Exactly retype the lines from the top of the data through the line containing "import pandas as pd", leaving out every picture.

[Source code of charts]
-- start --

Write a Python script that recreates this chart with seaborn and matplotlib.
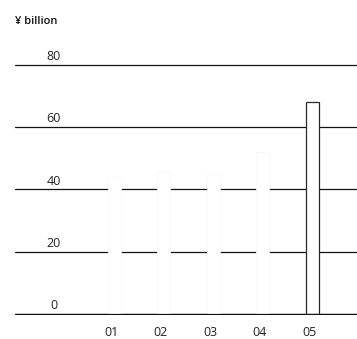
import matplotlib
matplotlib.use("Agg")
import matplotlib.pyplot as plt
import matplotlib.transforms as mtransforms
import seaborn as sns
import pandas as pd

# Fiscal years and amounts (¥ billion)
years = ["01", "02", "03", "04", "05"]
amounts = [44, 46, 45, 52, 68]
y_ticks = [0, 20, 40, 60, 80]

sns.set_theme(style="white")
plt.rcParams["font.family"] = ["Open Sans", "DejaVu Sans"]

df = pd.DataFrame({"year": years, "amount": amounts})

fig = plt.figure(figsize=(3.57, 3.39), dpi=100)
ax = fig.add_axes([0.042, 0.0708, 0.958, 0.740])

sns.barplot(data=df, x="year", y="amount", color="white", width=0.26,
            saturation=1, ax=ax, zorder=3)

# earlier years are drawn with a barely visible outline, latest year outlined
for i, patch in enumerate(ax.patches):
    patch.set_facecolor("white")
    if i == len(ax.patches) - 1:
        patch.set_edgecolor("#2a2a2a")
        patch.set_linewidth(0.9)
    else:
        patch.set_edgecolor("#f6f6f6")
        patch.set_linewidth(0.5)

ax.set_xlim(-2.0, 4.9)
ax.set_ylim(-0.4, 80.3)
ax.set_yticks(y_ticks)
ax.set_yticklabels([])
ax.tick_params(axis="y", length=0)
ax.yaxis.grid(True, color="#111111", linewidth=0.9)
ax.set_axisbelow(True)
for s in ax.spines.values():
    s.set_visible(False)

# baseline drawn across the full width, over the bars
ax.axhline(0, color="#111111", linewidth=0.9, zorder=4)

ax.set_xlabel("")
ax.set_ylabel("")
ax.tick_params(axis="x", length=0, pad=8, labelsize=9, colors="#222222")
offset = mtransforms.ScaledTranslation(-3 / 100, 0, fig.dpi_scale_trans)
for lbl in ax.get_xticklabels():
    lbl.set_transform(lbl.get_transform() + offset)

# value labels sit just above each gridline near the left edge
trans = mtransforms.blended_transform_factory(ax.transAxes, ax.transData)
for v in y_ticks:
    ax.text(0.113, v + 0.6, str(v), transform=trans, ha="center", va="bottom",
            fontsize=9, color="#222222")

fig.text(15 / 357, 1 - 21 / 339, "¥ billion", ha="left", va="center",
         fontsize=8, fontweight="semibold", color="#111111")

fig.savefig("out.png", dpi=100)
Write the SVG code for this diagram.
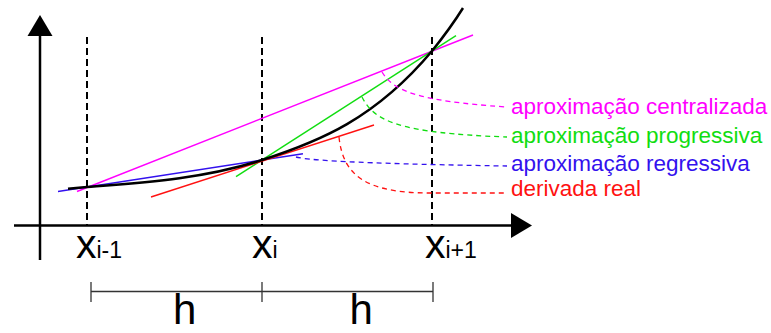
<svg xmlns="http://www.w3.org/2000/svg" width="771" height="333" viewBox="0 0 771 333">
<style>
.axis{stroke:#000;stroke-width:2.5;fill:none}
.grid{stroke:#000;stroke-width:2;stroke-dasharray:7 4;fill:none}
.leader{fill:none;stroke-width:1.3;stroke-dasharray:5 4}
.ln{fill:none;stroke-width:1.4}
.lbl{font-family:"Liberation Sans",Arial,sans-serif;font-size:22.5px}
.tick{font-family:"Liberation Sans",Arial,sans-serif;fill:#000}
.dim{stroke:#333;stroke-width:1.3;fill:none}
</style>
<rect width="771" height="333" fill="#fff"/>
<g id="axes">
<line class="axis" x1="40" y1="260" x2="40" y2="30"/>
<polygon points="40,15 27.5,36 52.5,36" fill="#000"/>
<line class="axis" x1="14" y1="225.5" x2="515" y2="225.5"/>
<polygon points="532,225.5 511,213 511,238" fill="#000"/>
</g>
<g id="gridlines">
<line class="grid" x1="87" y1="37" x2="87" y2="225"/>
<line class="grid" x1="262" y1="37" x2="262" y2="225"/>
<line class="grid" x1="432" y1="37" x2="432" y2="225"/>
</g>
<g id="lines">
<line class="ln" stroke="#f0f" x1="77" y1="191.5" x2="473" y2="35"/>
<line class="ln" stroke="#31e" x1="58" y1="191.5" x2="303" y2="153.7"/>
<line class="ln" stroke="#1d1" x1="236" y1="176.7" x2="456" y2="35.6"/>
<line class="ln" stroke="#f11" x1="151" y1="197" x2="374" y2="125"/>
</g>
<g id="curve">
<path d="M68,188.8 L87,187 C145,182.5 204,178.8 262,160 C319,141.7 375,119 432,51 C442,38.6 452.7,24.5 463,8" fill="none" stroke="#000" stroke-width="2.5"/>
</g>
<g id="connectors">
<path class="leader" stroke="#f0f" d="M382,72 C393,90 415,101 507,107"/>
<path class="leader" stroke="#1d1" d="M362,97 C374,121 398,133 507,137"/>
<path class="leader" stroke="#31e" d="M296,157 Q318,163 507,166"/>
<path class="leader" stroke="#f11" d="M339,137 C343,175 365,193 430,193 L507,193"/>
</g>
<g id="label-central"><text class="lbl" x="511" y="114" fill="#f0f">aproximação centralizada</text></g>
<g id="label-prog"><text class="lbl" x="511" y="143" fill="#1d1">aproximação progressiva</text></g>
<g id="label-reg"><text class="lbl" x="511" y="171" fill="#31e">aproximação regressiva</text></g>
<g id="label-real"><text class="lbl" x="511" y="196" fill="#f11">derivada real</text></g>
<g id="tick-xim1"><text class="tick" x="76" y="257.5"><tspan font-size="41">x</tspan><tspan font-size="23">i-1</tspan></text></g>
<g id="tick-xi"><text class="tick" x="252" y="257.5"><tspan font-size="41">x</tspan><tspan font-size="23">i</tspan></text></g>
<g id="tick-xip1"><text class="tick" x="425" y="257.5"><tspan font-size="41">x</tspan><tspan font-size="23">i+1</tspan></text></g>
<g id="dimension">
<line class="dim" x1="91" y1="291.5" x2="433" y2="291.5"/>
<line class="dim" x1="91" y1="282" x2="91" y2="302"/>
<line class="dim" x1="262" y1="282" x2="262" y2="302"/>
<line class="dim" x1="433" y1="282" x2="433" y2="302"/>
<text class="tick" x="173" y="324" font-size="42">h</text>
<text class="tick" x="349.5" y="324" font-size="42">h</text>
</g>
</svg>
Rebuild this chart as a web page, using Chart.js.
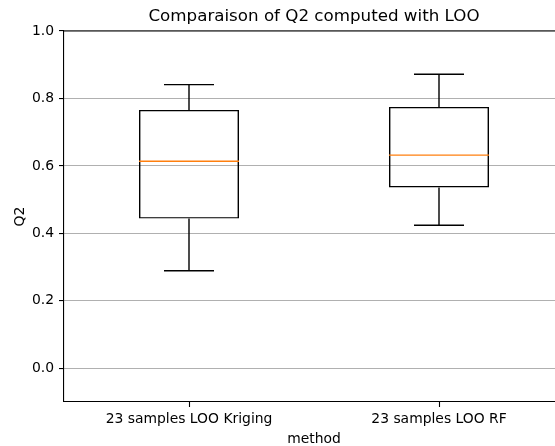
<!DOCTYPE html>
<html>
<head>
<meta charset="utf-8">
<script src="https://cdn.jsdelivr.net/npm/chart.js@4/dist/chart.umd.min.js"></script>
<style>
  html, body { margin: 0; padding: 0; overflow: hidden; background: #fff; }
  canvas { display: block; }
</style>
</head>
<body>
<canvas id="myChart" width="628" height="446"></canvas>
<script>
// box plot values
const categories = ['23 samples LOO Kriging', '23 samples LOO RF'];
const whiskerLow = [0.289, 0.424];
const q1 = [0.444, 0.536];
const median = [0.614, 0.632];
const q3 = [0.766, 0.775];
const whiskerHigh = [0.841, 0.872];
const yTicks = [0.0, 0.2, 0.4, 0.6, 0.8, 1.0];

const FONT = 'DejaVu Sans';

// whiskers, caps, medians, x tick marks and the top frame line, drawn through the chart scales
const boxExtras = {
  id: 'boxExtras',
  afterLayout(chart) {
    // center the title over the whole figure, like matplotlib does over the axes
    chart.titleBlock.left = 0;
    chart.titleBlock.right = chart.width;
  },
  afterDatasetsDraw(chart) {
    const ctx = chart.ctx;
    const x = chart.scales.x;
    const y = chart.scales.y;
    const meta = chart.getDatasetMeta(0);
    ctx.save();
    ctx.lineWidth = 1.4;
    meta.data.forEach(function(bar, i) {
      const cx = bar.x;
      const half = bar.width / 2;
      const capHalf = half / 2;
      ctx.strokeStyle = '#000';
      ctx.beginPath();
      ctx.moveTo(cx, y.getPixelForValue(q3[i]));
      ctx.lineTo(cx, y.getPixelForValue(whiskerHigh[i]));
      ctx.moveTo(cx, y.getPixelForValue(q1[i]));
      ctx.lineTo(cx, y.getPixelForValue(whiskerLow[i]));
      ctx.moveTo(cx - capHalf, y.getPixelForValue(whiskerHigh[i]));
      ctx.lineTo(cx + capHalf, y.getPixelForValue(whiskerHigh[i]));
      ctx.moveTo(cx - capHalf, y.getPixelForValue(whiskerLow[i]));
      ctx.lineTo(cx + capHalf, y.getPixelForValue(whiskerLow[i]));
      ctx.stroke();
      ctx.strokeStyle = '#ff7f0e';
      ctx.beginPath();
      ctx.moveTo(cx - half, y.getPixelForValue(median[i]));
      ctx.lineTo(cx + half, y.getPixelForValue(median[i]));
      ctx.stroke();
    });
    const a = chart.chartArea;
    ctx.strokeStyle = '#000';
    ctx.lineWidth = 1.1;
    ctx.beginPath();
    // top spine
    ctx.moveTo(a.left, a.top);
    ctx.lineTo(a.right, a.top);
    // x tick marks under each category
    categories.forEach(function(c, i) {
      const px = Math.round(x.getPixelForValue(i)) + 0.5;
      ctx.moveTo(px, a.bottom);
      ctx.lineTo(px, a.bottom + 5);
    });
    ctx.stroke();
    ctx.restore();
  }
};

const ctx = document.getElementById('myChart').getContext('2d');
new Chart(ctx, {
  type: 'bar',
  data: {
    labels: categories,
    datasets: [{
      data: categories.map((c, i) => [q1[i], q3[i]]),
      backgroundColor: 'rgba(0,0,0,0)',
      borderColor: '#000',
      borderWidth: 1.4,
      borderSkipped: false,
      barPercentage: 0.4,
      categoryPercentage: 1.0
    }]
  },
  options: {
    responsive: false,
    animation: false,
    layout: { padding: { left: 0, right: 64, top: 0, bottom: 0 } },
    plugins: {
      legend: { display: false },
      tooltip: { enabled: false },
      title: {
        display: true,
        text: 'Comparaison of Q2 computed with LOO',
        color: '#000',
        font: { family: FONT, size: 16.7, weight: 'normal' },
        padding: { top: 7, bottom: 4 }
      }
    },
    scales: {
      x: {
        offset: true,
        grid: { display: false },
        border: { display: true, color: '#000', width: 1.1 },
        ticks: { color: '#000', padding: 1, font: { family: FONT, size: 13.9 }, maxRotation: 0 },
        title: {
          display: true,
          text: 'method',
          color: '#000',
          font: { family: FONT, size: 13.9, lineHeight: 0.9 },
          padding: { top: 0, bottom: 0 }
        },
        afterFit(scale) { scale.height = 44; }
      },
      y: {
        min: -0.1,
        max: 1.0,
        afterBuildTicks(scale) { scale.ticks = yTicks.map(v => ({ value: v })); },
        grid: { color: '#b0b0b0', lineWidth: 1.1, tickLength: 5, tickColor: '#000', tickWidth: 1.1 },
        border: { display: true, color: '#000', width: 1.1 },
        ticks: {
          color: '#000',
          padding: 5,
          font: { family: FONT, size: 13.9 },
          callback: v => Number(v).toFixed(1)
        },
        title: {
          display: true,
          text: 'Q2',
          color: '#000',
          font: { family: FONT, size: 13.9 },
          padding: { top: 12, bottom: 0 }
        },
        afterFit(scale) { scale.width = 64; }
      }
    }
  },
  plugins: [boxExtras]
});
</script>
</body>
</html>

-- end --

EXERCISE OUTPUT:
Write a Python script that recreates this chart with seaborn and matplotlib.
import matplotlib
matplotlib.use("Agg")
import matplotlib.pyplot as plt
import matplotlib.transforms as mtransforms
import seaborn as sns
import pandas as pd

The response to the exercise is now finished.